For the data below, transcribe the part that opens with the line containing "Clone this chart in Plotly." and closes with the line containing "y_vals = [0, 0, 9, 9]", exactly and with no pictures.

** START GIVEN ENTRIES **

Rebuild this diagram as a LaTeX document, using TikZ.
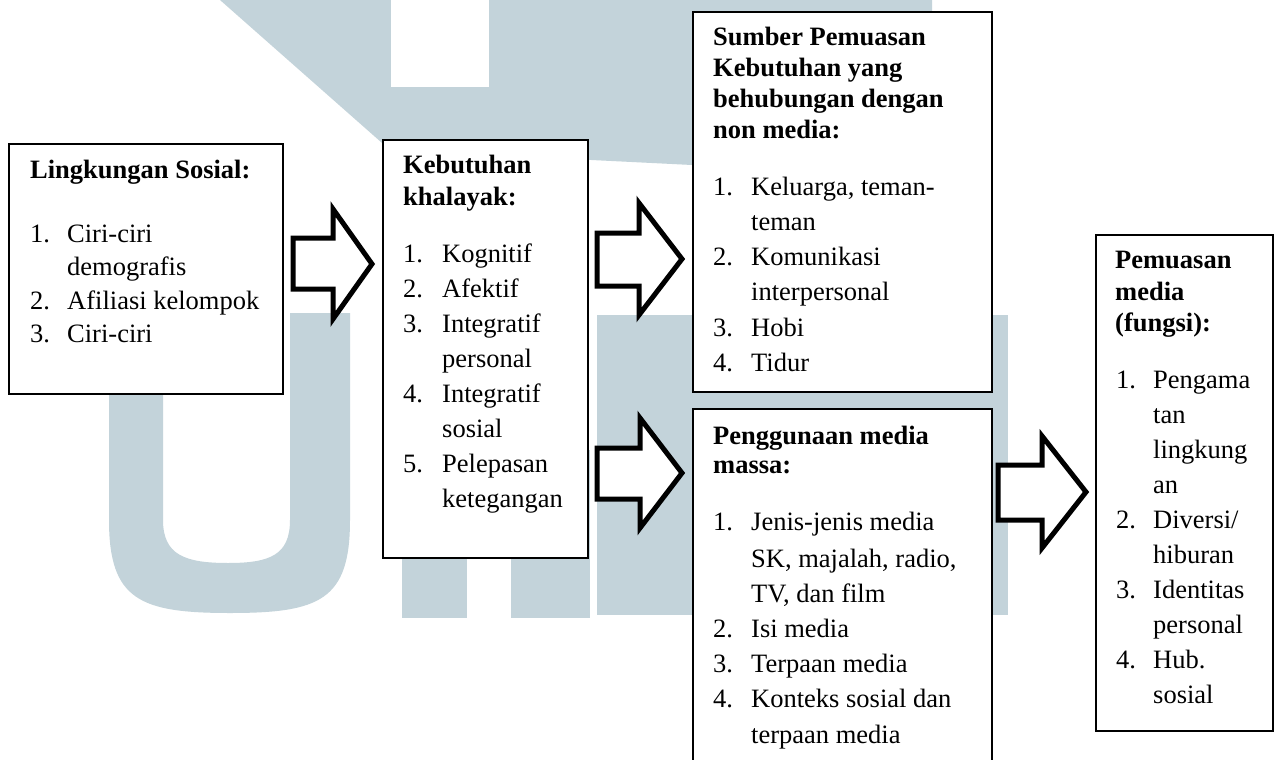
\documentclass[tikz,border=0pt]{standalone}
\usepackage{fontspec}
\setmainfont{Liberation Serif}
\definecolor{wm}{RGB}{195,211,218}
\tikzset{
  box/.style={draw=black, line width=2pt, fill=white, inner sep=0pt, anchor=north west},
  blockarrow/.style={draw=black, line width=5pt, fill=white, line join=miter, miter limit=10},
  ttl/.style={anchor=base west, inner sep=0pt, font=\fontsize{26.5}{32}\selectfont\bfseries},
  itm/.style={anchor=base west, inner sep=0pt, font=\fontsize{26.5}{34}\selectfont},
}
\newcommand\TL[4]{\node[ttl] (#1) at (#2,#3) {#4};}
\newcommand\NUM[4]{\node[itm] (#1) at (#2,#3) {#4};}
\begin{document}
\begin{tikzpicture}[x=1pt,y=-1pt]
\useasboundingbox (0,0) rectangle (1277,760);
\clip (0,0) rectangle (1277,760);
\fill[white] (0,0) rectangle (1277,760);
% watermark
\fill[wm] (220,0) -- (932,0) -- (932,165) -- (692,165) -- (390,150) -- cycle;
\fill[white] (391,0) rectangle (489,87);
\fill[wm] (109,313) -- (109,520) .. controls (109,600) and (140,613) .. (230,613)
  .. controls (320,613) and (350,600) .. (350,520) -- (350,313) -- (290,313) -- (290,520)
  .. controls (290,555) and (270,563) .. (228,563) .. controls (185,563) and (163,555) .. (163,520)
  -- (163,313) -- cycle;
\fill[wm] (597,315) rectangle (1008,410);
\fill[wm] (597,315) rectangle (692,615);
\fill[wm] (948,315) rectangle (1008,615);
\fill[wm] (402,450) rectangle (467,618);
\fill[wm] (511,450) rectangle (590,618);
% boxes
\node[box, minimum width=274pt, minimum height=250pt] (A) at (8,143) {};
\node[box, minimum width=205pt, minimum height=418pt] (B) at (382,139) {};
\node[box, minimum width=299pt, minimum height=380pt] (C) at (692,11) {};
\node[box, minimum width=299pt, minimum height=380pt] (D) at (692,408) {};
\node[box, minimum width=177pt, minimum height=496pt] (E) at (1095,234) {};
% block arrows
\draw[blockarrow] (293,238) -- (333,238) -- (333,209) -- (372,264) -- (333,319) -- (333,289) -- (293,289) -- cycle;
\draw[blockarrow] (597,233) -- (639,233) -- (639,203) -- (682,259) -- (639,315) -- (639,286) -- (597,286) -- cycle;
\draw[blockarrow] (597,448) -- (640,448) -- (640,418) -- (682,473) -- (640,528) -- (640,499) -- (597,499) -- cycle;
\draw[blockarrow] (998,465) -- (1042,465) -- (1042,436) -- (1086,492) -- (1042,548) -- (1042,520) -- (998,520) -- cycle;
% box A text
\TL{a0}{30}{178}{Lingkungan Sosial:}
\NUM{a1n}{30}{242}{1.}\NUM{a1}{67}{242}{Ciri-ciri}
\NUM{a1b}{67}{275.5}{demografis}
\NUM{a2n}{30}{309}{2.}\NUM{a2}{67}{309}{Afiliasi kelompok}
\NUM{a3n}{30}{342.5}{3.}\NUM{a3}{67}{342.5}{Ciri-ciri}
% box B text
\TL{b0}{403}{173}{Kebutuhan}
\TL{b0b}{403}{205}{khalayak:}
\NUM{b1n}{403}{262}{1.}\NUM{b1}{442}{262}{Kognitif}
\NUM{b2n}{403}{297}{2.}\NUM{b2}{442}{297}{Afektif}
\NUM{b3n}{403}{332}{3.}\NUM{b3}{442}{332}{Integratif}
\NUM{b3b}{442}{367}{personal}
\NUM{b4n}{403}{402}{4.}\NUM{b4}{442}{402}{Integratif}
\NUM{b4b}{442}{437}{sosial}
\NUM{b5n}{403}{472}{5.}\NUM{b5}{442}{472}{Pelepasan}
\NUM{b5b}{442}{507}{ketegangan}
% box C text
\TL{c0}{713}{46}{Sumber Pemuasan}
\TL{c0b}{713}{77}{Kebutuhan yang}
\TL{c0c}{713}{107.5}{behubungan dengan}
\TL{c0d}{713}{138}{non media:}
\NUM{c1n}{713}{195}{1.}\NUM{c1}{751}{195}{Keluarga, teman-}
\NUM{c1b}{751}{230}{teman}
\NUM{c2n}{713}{265}{2.}\NUM{c2}{751}{265}{Komunikasi}
\NUM{c2b}{751}{300}{interpersonal}
\NUM{c3n}{713}{336}{3.}\NUM{c3}{751}{336}{Hobi}
\NUM{c4n}{713}{371}{4.}\NUM{c4}{751}{371}{Tidur}
% box D text
\TL{d0}{713}{444}{Penggunaan media}
\TL{d0b}{713}{473}{massa:}
\NUM{d1n}{713}{530}{1.}\NUM{d1}{751}{530}{Jenis-jenis media}
\NUM{d1b}{751}{567}{SK, majalah, radio,}
\NUM{d1c}{751}{602}{TV, dan film}
\NUM{d2n}{713}{637}{2.}\NUM{d2}{751}{637}{Isi media}
\NUM{d3n}{713}{672}{3.}\NUM{d3}{751}{672}{Terpaan media}
\NUM{d4n}{713}{707}{4.}\NUM{d4}{751}{707}{Konteks sosial dan}
\NUM{d4b}{751}{743}{terpaan media}
% box E text
\TL{e0}{1115}{268}{Pemuasan}
\TL{e0b}{1115}{300}{media}
\TL{e0c}{1115}{331}{(fungsi):}
\NUM{e1n}{1116}{388}{1.}\NUM{e1}{1153}{388}{Pengama}
\NUM{e1b}{1153}{423}{tan}
\NUM{e1c}{1153}{458}{lingkung}
\NUM{e1d}{1153}{493}{an}
\NUM{e2n}{1116}{528}{2.}\NUM{e2}{1153}{528}{Diversi/}
\NUM{e2b}{1153}{563}{hiburan}
\NUM{e3n}{1116}{598}{3.}\NUM{e3}{1153}{598}{Identitas}
\NUM{e3b}{1153}{633}{personal}
\NUM{e4n}{1116}{668}{4.}\NUM{e4}{1153}{668}{Hub.}
\NUM{e4b}{1153}{703}{sosial}
\end{tikzpicture}
\end{document}
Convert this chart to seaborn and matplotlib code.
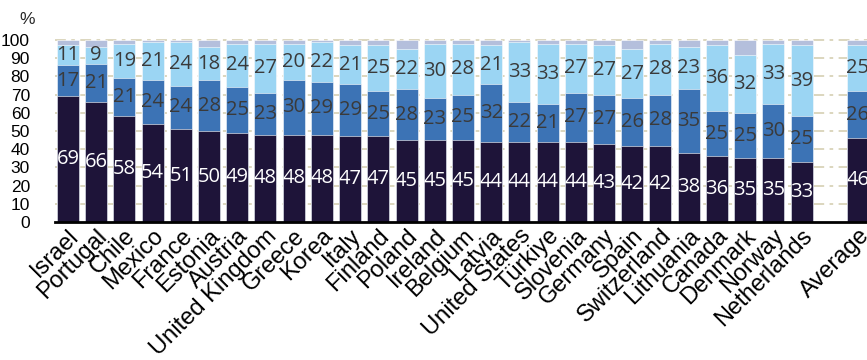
import matplotlib
matplotlib.use("Agg")
import matplotlib.pyplot as plt
import seaborn as sns
import pandas as pd
import numpy as np

countries = ["Israel", "Portugal", "Chile", "Mexico", "France", "Estonia", "Austria",
             "United Kingdom", "Greece", "Korea", "Italy", "Finland", "Poland", "Ireland",
             "Belgium", "Latvia", "United States", "Türkiye", "Slovenia", "Germany", "Spain",
             "Switzerland", "Lithuania", "Canada", "Denmark", "Norway", "Netherlands", "Average"]
share_low = [69, 66, 58, 54, 51, 50, 49, 48, 48, 48, 47, 47, 45, 45, 45, 44, 44, 44, 44, 43,
             42, 42, 38, 36, 35, 35, 33, 46]
share_mid = [17, 21, 21, 24, 24, 28, 25, 23, 30, 29, 29, 25, 28, 23, 25, 32, 22, 21, 27, 27,
             26, 28, 35, 25, 25, 30, 25, 26]
share_high = [11, 9, 19, 21, 24, 18, 24, 27, 20, 22, 21, 25, 22, 30, 28, 21, 33, 33, 27, 27,
              27, 28, 23, 36, 32, 33, 39, 25]
share_other = [100 - a - b - c for a, b, c in zip(share_low, share_mid, share_high)]

yticks = list(range(0, 101, 10))

sns.set_theme(style="white")
plt.rcParams["font.family"] = ["Liberation Sans", "DejaVu Sans"]

df = pd.DataFrame({"country": countries, "low": share_low, "mid": share_mid,
                   "high": share_high, "other": share_other})
df["c1"] = df["low"]
df["c2"] = df["c1"] + df["mid"]
df["c3"] = df["c2"] + df["high"]
df["c4"] = df["c3"] + df["other"]

gap = " "
order = countries[:-1] + [gap] + countries[-1:]

fig = plt.figure(figsize=(8.67, 3.6), dpi=100)
ax = fig.add_axes([55 / 867, 138 / 360, 1 - 55 / 867, 182 / 360])

colors = {"c4": "#b4bfdc", "c3": "#9bd5f3", "c2": "#3c73b5", "c1": "#1e1439"}
for col in ["c4", "c3", "c2", "c1"]:
    sns.barplot(data=df, x="country", y=col, order=order, color=colors[col],
                width=0.78, saturation=1, ax=ax, edgecolor="white", linewidth=0.4,
                zorder=2)

# Segment value labels
pos = {c: i for i, c in enumerate(order)}
lab_kw = dict(ha="center", va="center", fontsize=14.5, family="Open Sans", zorder=3)
for _, r in df.iterrows():
    x = pos[r["country"]]
    ax.text(x, r["low"] / 2, f"{r['low']}", color="white", **lab_kw)
    ax.text(x, r["c1"] + r["mid"] / 2, f"{r['mid']}", color="#3a3a3a", **lab_kw)
    ax.text(x, r["c2"] + r["high"] / 2, f"{r['high']}", color="#3a3a3a", **lab_kw)

ax.set_ylim(0, 100)
ax.set_xlim(-0.46, 28.32)
ax.set_yticks(yticks)
ax.set_yticklabels([str(t) for t in yticks], fontsize=12.5, color="black")
ax.tick_params(axis="y", length=0, pad=18)
ax.tick_params(axis="x", length=0, pad=2)
ax.set_xticks(range(len(order)))
ax.set_xticklabels(order, rotation=45, ha="right", rotation_mode="anchor",
                   fontsize=17, color="black")
ax.set_xlabel("")
ax.set_ylabel("")

for t in yticks[1:]:
    ax.axhline(t, color="#d9d3b9", lw=1.3, ls=(0, (6, 3, 2, 3)), zorder=1, clip_on=False)

for s in ["top", "right", "left"]:
    ax.spines[s].set_visible(False)
ax.spines["bottom"].set_color("black")
ax.spines["bottom"].set_linewidth(2)
ax.spines["bottom"].set_zorder(4)
ax.grid(False)

fig.text(27 / 867, 1 - 20 / 360, "%", ha="center", va="center", fontsize=12.5)

fig.savefig("out.png", dpi=100)
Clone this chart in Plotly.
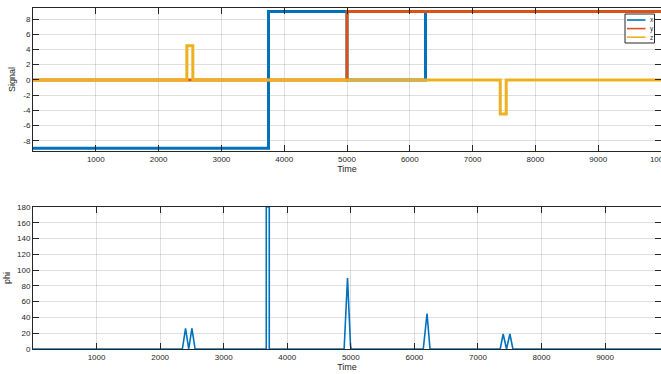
import plotly.graph_objects as go

# ---- data ----
# Signal breakpoints (step levels)
x_time = [0, 3750, 3750, 5000, 5000, 6250, 6250, 10000]
x_vals = [-9, -9, 9, 9, 0, 0, 9, 9]

y_time = [0, 5000, 5000, 10000]
y_vals = [0, 0, 9, 9]

z_time = [0, 2450, 2450, 2545, 2545, 7440, 7440, 7535, 7535, 10000]
z_vals = [0, 0, 4.5, 4.5, 0, 0, -4.5, -4.5, 0, 0]

# Angle phi
phi_time = [0, 2350, 2400, 2450, 2500, 2550, 3670, 3670, 3717, 3717,
            4895, 4948, 4995, 5005, 6140, 6199, 6246, 7350, 7397, 7450,
            7503, 7550, 9880]
phi_vals = [0, 0, 26, 0, 26, 0, 0, 180, 180, 0,
            0, 90, 5, 0, 0, 45, 0, 0, 19, 0,
            19, 0, 0]

series_names = ["x", "y", "z"]

top_xticks = [1000, 2000, 3000, 4000, 5000, 6000, 7000, 8000, 9000, 10000]
bot_xticks = [1000, 2000, 3000, 4000, 5000, 6000, 7000, 8000, 9000]
top_yticks = [-8, -6, -4, -2, 0, 2, 4, 6, 8]
bot_yticks = [0, 20, 40, 60, 80, 100, 120, 140, 160, 180]

BLUE = "#0072BD"
ORANGE = "#D95319"
YELLOW = "#EDB120"
COLORS = [BLUE, ORANGE, YELLOW]
AX = "#262626"
GRID = "rgba(38,38,38,0.15)"
FONT = "Liberation Sans, Arial, sans-serif"

W, H = 661, 374
ML, MR, MT, MB = 33, 0, 8, 25

fig = go.Figure()
for name, t, v, c in zip(series_names, [x_time, y_time, z_time],
                         [x_vals, y_vals, z_vals], COLORS):
    fig.add_trace(go.Scatter(x=t, y=v, mode="lines", name=name,
                             line=dict(color=c, width=3), xaxis="x", yaxis="y",
                             showlegend=False))
fig.add_trace(go.Scatter(x=phi_time, y=phi_vals, mode="lines", name="phi",
                         line=dict(color=BLUE, width=1.6), xaxis="x2", yaxis="y2",
                         showlegend=False))

common_axis = dict(showline=True, linecolor=AX, linewidth=1, mirror="ticks",
                   ticks="inside", ticklen=6, tickcolor=AX, tickwidth=1,
                   showgrid=True, gridcolor=GRID, gridwidth=1, zeroline=False,
                   ticklabeloverflow="allow", automargin=False,
                   tickfont=dict(family=FONT, size=8, color=AX))

plot_h = H - MT - MB
top_dom = [1 - 143 / plot_h, 1]
bot_dom = [0, 142 / plot_h]

# compact MATLAB-style legend box (paper coordinates from pixels)
def px_x(p):
    return (p - ML) / (W - ML - MR)

def px_y(p):
    return 1 - (p - MT) / plot_h

shapes = [dict(type="rect", xref="paper", yref="paper",
               x0=px_x(625), x1=px_x(654.5), y0=px_y(43), y1=px_y(14),
               line=dict(color=AX, width=1), fillcolor="white", layer="above")]
annotations = []
for i, (name, c) in enumerate(zip(series_names, COLORS)):
    yy = 20 + i * 8.6
    shapes.append(dict(type="line", xref="paper", yref="paper",
                       x0=px_x(627), x1=px_x(645.5), y0=px_y(yy), y1=px_y(yy),
                       line=dict(color=c, width=1.6), layer="above"))
    annotations.append(dict(text=name, xref="paper", yref="paper",
                            x=px_x(647.5), y=px_y(yy), xanchor="left", yanchor="middle",
                            showarrow=False, font=dict(family=FONT, size=6.5, color=AX)))

fig.update_layout(
    width=W, height=H,
    margin=dict(l=ML, r=MR, t=MT, b=MB),
    paper_bgcolor="white", plot_bgcolor="white",
    font=dict(family=FONT, size=8, color=AX),
    xaxis=dict(common_axis, domain=[0, 1], range=[0, 10000], anchor="y",
               tickvals=top_xticks, ticktext=[str(v) for v in top_xticks],
               title=dict(text="Time", standoff=3, font=dict(size=9, color=AX))),
    yaxis=dict(common_axis, domain=top_dom, range=[-9.35, 9.45], anchor="x",
               tickvals=top_yticks, ticktext=[str(v) for v in top_yticks],
               title=dict(text="Signal", standoff=6, font=dict(size=9, color=AX))),
    xaxis2=dict(common_axis, domain=[0, 1], range=[0, 9880], anchor="y2",
                tickvals=bot_xticks, ticktext=[str(v) for v in bot_xticks],
                title=dict(text="Time", standoff=3, font=dict(size=9, color=AX))),
    yaxis2=dict(common_axis, domain=bot_dom, range=[0, 180], anchor="x2",
                tickvals=bot_yticks, ticktext=[str(v) for v in bot_yticks],
                title=dict(text="phi", standoff=4, font=dict(size=9, color=AX))),
    shapes=shapes,
    annotations=annotations,
    showlegend=False,
)

fig.write_html("out.html")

** END GIVEN ENTRIES **

• _EXPECTED OUTPUT_
Clone this chart in Plotly.
import plotly.graph_objects as go

# ---- data ----
# Signal breakpoints (step levels)
x_time = [0, 3750, 3750, 5000, 5000, 6250, 6250, 10000]
x_vals = [-9, -9, 9, 9, 0, 0, 9, 9]

y_time = [0, 5000, 5000, 10000]
y_vals = [0, 0, 9, 9]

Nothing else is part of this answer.